Time: June 2, 2013 01:30:08

HostName/URL: www.e-junkie.com

Monitor Name: E-Junkie

Hopefully E-Junkie does not experience another outage, but if there is another outage, I think we can all agree that better communication via email, Twitter, etc. during the outage would be greatly appreciated. My customers were trying to make purchases last night and all I could tell them is "E-Junkie is down. I will try contacting someone there." I had no explanation to give them as to why their checkout cart was not working, just that it was not working. I've been with E-Junkie for several years and am very pleased with the service. However, this outage occurred at a very critical time for my customers so I have to question E-Junkie's reliability.
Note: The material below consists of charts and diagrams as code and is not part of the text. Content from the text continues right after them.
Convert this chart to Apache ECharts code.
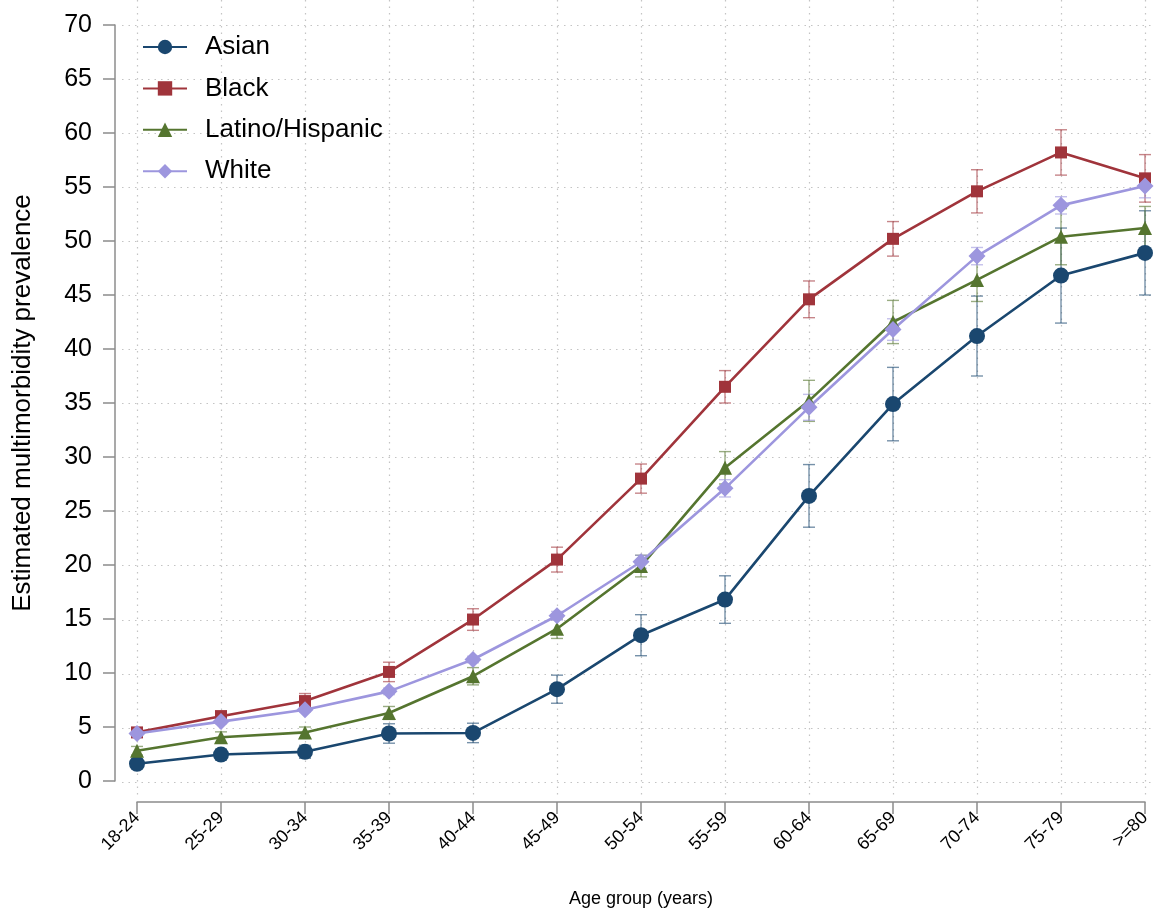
<!DOCTYPE html>
<html>
<head>
<meta charset="utf-8">
<script src="https://cdn.jsdelivr.net/npm/echarts@6/dist/echarts.min.js"></script>
<style>html,body{margin:0;padding:0;background:#fff}#c{width:1154px;height:913px}</style>
</head>
<body>
<div id="c"></div>
<script>
const categories = ['18-24','25-29','30-34','35-39','40-44','45-49','50-54','55-59','60-64','65-69','70-74','75-79','>=80'];
const asian     = [1.6, 2.45, 2.7, 4.4, 4.45, 8.5, 13.5, 16.8, 26.4, 34.9, 41.2, 46.8, 48.9];
const asianErr  = [0.4, 0.5, 0.6, 0.9, 0.9, 1.3, 1.9, 2.2, 2.9, 3.4, 3.7, 4.4, 3.9];
const black     = [4.5, 6.0, 7.4, 10.1, 14.95, 20.5, 28.0, 36.5, 44.6, 50.2, 54.6, 58.2, 55.8];
const blackErr  = [0.4, 0.5, 0.7, 0.9, 1.0, 1.15, 1.35, 1.5, 1.7, 1.6, 2.0, 2.1, 2.2];
const latino    = [2.8, 4.05, 4.5, 6.3, 9.7, 14.1, 19.9, 29.0, 35.2, 42.5, 46.4, 50.4, 51.2];
const latinoErr = [0.4, 0.5, 0.5, 0.6, 0.8, 0.9, 1.0, 1.5, 1.9, 2.0, 2.0, 2.6, 2.0];
const white     = [4.4, 5.5, 6.6, 8.3, 11.25, 15.3, 20.3, 27.1, 34.6, 41.8, 48.6, 53.3, 55.1];
const whiteErr  = [0.2, 0.2, 0.2, 0.3, 0.3, 0.4, 0.6, 0.8, 1.2, 1.0, 0.8, 0.8, 1.1];
const yTicks = [0,5,10,15,20,25,30,35,40,45,50,55,60,65,70];

const FONT = 'Liberation Sans, Arial, Helvetica, sans-serif';
const groups = [
  {name:'Asian', vals:asian, err:asianErr, color:'#1a476f', symbol:'circle', size:16},
  {name:'Black', vals:black, err:blackErr, color:'#a0343b', symbol:'rect', size:12},
  {name:'Latino/Hispanic', vals:latino, err:latinoErr, color:'#55752f', symbol:'triangle', size:14},
  {name:'White', vals:white, err:whiteErr, color:'#9d96de', symbol:'diamond', size:17}
];

const gridLine = {show:true, lineStyle:{color:'#c4c4c4', type:[1.5,5], width:1.2}};

const series = [];
groups.forEach(g => {
  series.push({
    type:'custom', xAxisIndex:0, yAxisIndex:0, z:2, silent:true,
    data: g.vals.map((v,i)=>[i, v-g.err[i], v+g.err[i]]),
    encode:{x:0, y:[1,2]},
    renderItem:(params, api)=>{
      const lo = api.coord([api.value(0), api.value(1)]);
      const hi = api.coord([api.value(0), api.value(2)]);
      const w = 6;
      const st = {stroke:g.color, lineWidth:1.4, opacity:0.6};
      return {type:'group', children:[
        {type:'line', shape:{x1:lo[0],y1:lo[1],x2:hi[0],y2:hi[1]}, style:st},
        {type:'line', shape:{x1:lo[0]-w,y1:lo[1],x2:lo[0]+w,y2:lo[1]}, style:st},
        {type:'line', shape:{x1:hi[0]-w,y1:hi[1],x2:hi[0]+w,y2:hi[1]}, style:st}
      ]};
    }
  });
});
groups.forEach(g => {
  series.push({
    name:g.name, type:'line', xAxisIndex:0, yAxisIndex:0, z:3,
    data:g.vals, symbol:g.symbol, symbolSize:g.size, showSymbol:true,
    color:g.color, lineStyle:{width:2.6, color:g.color}, itemStyle:{color:g.color},
    animation:false
  });
});

const chart = echarts.init(document.getElementById('c'), null, {renderer:'canvas'});
chart.setOption({
  animation:false,
  backgroundColor:'#fff',
  textStyle:{fontFamily:FONT},
  grid:[
    {left:137, right:9, top:25, bottom:131},
    {left:137, right:9, top:0, bottom:118},
    {left:122, right:2, top:25, bottom:131}
  ],
  legend:{
    orient:'vertical', left:137, top:29, itemWidth:44, itemHeight:18, itemGap:15.4,
    data:groups.map(g=>g.name),
    textStyle:{fontSize:26, color:'#000', fontFamily:FONT, padding:[0,0,0,13]}
  },
  xAxis:[
    {type:'category', gridIndex:0, data:categories, boundaryGap:false, offset:21,
     axisLine:{show:true, onZero:false, lineStyle:{color:'#8c8c8c', width:1.5}},
     axisTick:{show:true, alignWithLabel:true, length:12, lineStyle:{color:'#8c8c8c', width:1.5}},
     axisLabel:{rotate:45, fontSize:18, color:'#000', margin:13, interval:0, fontFamily:FONT},
     splitLine:{show:false},
     name:'Age group (years)', nameLocation:'middle', nameGap:88,
     nameTextStyle:{fontSize:18, color:'#000', fontFamily:FONT}},
    {type:'category', gridIndex:1, data:categories, boundaryGap:false,
     axisLine:{show:false}, axisTick:{show:false}, axisLabel:{show:false}, splitLine:gridLine},
    {type:'value', gridIndex:2, min:0, max:1, show:true,
     axisLine:{show:false}, axisTick:{show:false}, axisLabel:{show:false}, splitLine:{show:false}}
  ],
  yAxis:[
    {type:'value', gridIndex:0, min:yTicks[0], max:yTicks[yTicks.length-1], interval:5, offset:22,
     axisLine:{show:true, lineStyle:{color:'#8c8c8c', width:1.5}},
     axisTick:{show:true, length:12, lineStyle:{color:'#8c8c8c', width:1.5}},
     axisLabel:{fontSize:25, color:'#000', margin:23, fontFamily:FONT},
     splitLine:{show:false},
     name:'Estimated multimorbidity prevalence', nameLocation:'middle', nameGap:79,
     nameTextStyle:{fontSize:26, color:'#000', fontFamily:FONT}},
    {type:'value', gridIndex:1, min:0, max:1,
     axisLine:{show:false}, axisTick:{show:false}, axisLabel:{show:false}, splitLine:{show:false}},
    {type:'value', gridIndex:2, min:yTicks[0], max:yTicks[yTicks.length-1], interval:5,
     axisLine:{show:false}, axisTick:{show:false}, axisLabel:{show:false}, splitLine:gridLine}
  ],
  series:series
});
</script>
</body>
</html>
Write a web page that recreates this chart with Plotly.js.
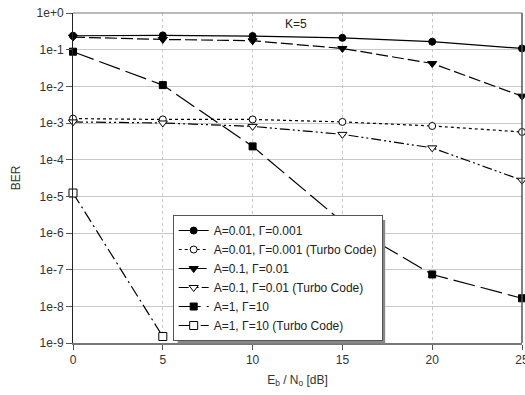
<!DOCTYPE html>
<html>
<head>
<meta charset="utf-8">
<script src="https://cdn.plot.ly/plotly-3.0.1.min.js"></script>
<style>html,body{margin:0;padding:0;background:#fff;}#chart{width:525px;height:395px;}</style>
</head>
<body>
<div id="chart"></div>
<script>
// Data
const ebno = [0, 5, 10, 15, 20, 25];
const berA001 = [0.24, 0.245, 0.235, 0.21, 0.165, 0.108];
const berA001Turbo = [1.32e-3, 1.25e-3, 1.25e-3, 1.07e-3, 8.3e-4, 5.7e-4];
const berA01 = [0.22, 0.19, 0.175, 0.108, 0.042, 0.0054];
const berA01Turbo = [1.07e-3, 1.0e-3, 8.1e-4, 4.9e-4, 2.1e-4, 2.75e-5];
const berA1 = [0.088, 0.0108, 2.3e-4, 2.0e-6, 7.4e-8, 1.66e-8];
const ebnoA1Turbo = [0, 5];
const berA1Turbo = [1.23e-5, 1.5e-9];
const seriesNames = [
  "A=0.01, Γ=0.001",
  "A=0.01, Γ=0.001 (Turbo Code)",
  "A=0.1, Γ=0.01",
  "A=0.1, Γ=0.01 (Turbo Code)",
  "A=1, Γ=10",
  "A=1, Γ=10 (Turbo Code)"
];
const yTickVals = [1, 1e-1, 1e-2, 1e-3, 1e-4, 1e-5, 1e-6, 1e-7, 1e-8, 1e-9];
const yTickText = ["1e+0","1e-1","1e-2","1e-3","1e-4","1e-5","1e-6","1e-7","1e-8","1e-9"];
const xTickVals = [0, 5, 10, 15, 20, 25];

function tr(x, y, name, dash, symbol, filled, size) {
  return {
    x: x, y: y, name: name, type: 'scatter', mode: 'lines+markers',
    line: {color: '#000', width: 1.2, dash: dash},
    marker: {symbol: symbol, size: size, color: filled ? '#000' : '#fff',
             line: {color: '#000', width: 1}},
    cliponaxis: false
  };
}

const data = [
  tr(ebno, berA001, seriesNames[0], 'solid', 'circle', true, 7),
  tr(ebno, berA001Turbo, seriesNames[1], 'dot', 'circle', false, 7),
  tr(ebno, berA01, seriesNames[2], '12px,4px', 'triangle-down', true, 8),
  tr(ebno, berA01Turbo, seriesNames[3], '10px,3px,2px,3px,2px,3px', 'triangle-down', false, 8),
  tr(ebno, berA1, seriesNames[4], '22px,6px', 'square', true, 7),
  tr(ebnoA1Turbo, berA1Turbo, seriesNames[5], '12px,4px,2px,4px', 'square', false, 8)
];

const M = {l: 73, r: 3, t: 13, b: 52};
const LEGX = 0.222, LEGY = 0.006;
const layout = {
  width: 525, height: 395,
  margin: M,
  paper_bgcolor: '#fff', plot_bgcolor: '#fff',
  font: {family: 'Liberation Sans, Arial, sans-serif', size: 12, color: '#333'},
  showlegend: true,
  xaxis: {
    range: [0, 25], tickvals: xTickVals, ticks: 'outside', ticklen: 5, tickcolor: '#555',
    ticklabeloverflow: 'allow',
    showline: true, linecolor: '#777', linewidth: 2, mirror: false,
    showgrid: true, gridcolor: '#c8c8c8', griddash: 'dot', gridwidth: 1,
    zeroline: false, tickfont: {size: 12, color: '#333'},
    title: {text: 'E<sub>b</sub> / N<sub>o</sub> [dB]', font: {size: 12, color: '#333'}, standoff: 9}
  },
  yaxis: {
    type: 'log', range: [-9, 0], tickvals: yTickVals, ticktext: yTickText,
    ticks: 'outside', ticklen: 6, tickcolor: '#555',
    showline: true, linecolor: '#222', linewidth: 1, mirror: false,
    showgrid: true, gridcolor: '#c8c8c8', gridwidth: 1,
    zeroline: false, tickfont: {size: 12, color: '#333'},
    title: {text: 'BER', font: {size: 12, color: '#333'}, standoff: 13}
  },
  legend: {
    x: LEGX, y: LEGY, xanchor: 'left', yanchor: 'bottom',
    bgcolor: '#fff', bordercolor: '#555', borderwidth: 1,
    font: {size: 12, color: '#222'}, itemwidth: 30, tracegroupgap: 0
  },
  shapes: [
    {type: 'line', xref: 'paper', yref: 'paper', x0: 0, x1: 1, y0: 1, y1: 1, line: {color: '#777', width: 1}},
    {type: 'line', xref: 'paper', yref: 'paper', x0: 1, x1: 1, y0: 0, y1: 1, line: {color: '#555', width: 1.5}}
  ],
  annotations: [
    {text: 'K=5', x: 15, y: 0, xref: 'x', yref: 'y', yanchor: 'top', xanchor: 'center', xshift: -46, yshift: -2,
     showarrow: false, font: {size: 12, color: '#222'}}
  ]
};

Plotly.newPlot('chart', data, layout, {displayModeBar: false, staticPlot: true}).then(function (gd) {
  // drop shadow behind the legend box, sized from the legend Plotly drew
  try {
    const fl = gd._fullLayout;
    const lw = fl.legend._width, lh = fl.legend._effHeight || fl.legend._height;
    if (!lw || !lh) return;
    const pw = fl._size.w, ph = fl._size.h;
    const d = 2.5;
    const shadow = {type: 'rect', xref: 'paper', yref: 'paper', layer: 'above',
      x0: LEGX + 2 * d / pw, x1: LEGX + (lw + d) / pw,
      y0: LEGY - d / ph, y1: LEGY + (lh - 2 * d) / ph,
      fillcolor: '#888', line: {width: 0}};
    return Plotly.relayout(gd, {shapes: layout.shapes.concat([shadow])});
  } catch (e) {}
});
</script>
</body>
</html>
What is E-Junkie planning to do to ensure this does not happen again?

Still no explanation as to why you didn't or couldn't let us know during the outage! I can't afford that kind of service again.

The outage occurred after office hours, so this morning was the first I heard of it myself. From what Development has said so far, the outage last night was a "perfect storm" of multiple unlikely failures converging into an even more unlikely combination.



In brief, it appears that our main network uplink failed, and the redundant automatic fallback to a different uplink also didn't work properly, so our system remained up but became unreachable from the Web. This sort of connection outage would normally have been resolved within the hour at most if our sysadmin was aware of it, which unfortunately they weren't until hours into the event, as they hadn't received notification of the outage from our automated uptime-monitoring services, and internal staff communications about the outage in progress were incommensurate with the urgency of the situation. Once the matter finally came to our sysadmin's attention, the outage was quickly resolved.



Suffice to say for now, the reasons for each of those failures are currently being investigated and addressed internally to prevent a future recurrence of any one of them, let alone all of them concurrently as happened last night.

The reason that we use E-Junkie is because we need to send out product instantly. E-Junkie should have stuffs watch the website 24/7. It is totally unacceptable that e-Junkie did not notice the website is down (even http://www.e-junkie.com itself is down) until 4+ hours later. In addition, no communication what so ever during that time.



I do not believe the "prefect storm" at all. Those are simple management errors that can be easily prevented.

Suggest someone at e-junkie signs up for



SiteUptime



I was made aware within 30 minutes that your website was down



(PS - its free)



Also, there should be a backup - I did tweet you guys, but no-one is watching that either

This may be a case of "success breeding complacency", as it's been such a long time since our own systems were responsible for any outage that our vigilance may have become unduly relaxed. Rest assured this event has shaken us up, and we are reviewing our internal outage communication and remediation policies and systems accordingly to ensure we won't drop the ball again in the future.



We do have systems monitoring our system's uptime and availability 24/7, which should have notified our sysadmin of this outage immediately; we have identified the reason this notification was not received in this case and corrected that issue, so that lapse should not recur. One of our staff noticed the outage within about half an hour after it started, but they merely sent an email to notify the rest of us, when of course they should have contacted our sysadmin personally, directly and persistently by every means available until they acknowledged the outage was being attended to.



Investigating the actual cause of the outage, tests we performed last night confirmed that all of our own internal systems and hardware were and are properly configured and fully operational, yet the failover to a fallback uplink still could not be triggered successfully, all of which indicates some sort of networking issue(s) at our colocation datacenter outside of our direct control were likely responsible for the outage. We have filed a trouble ticket with them to get the matter investigated and resolved, as this is the second time their "redundant" networking provisions have actually caused an outage for us, which is two more times than we're aware of it ever actually having prevented an outage.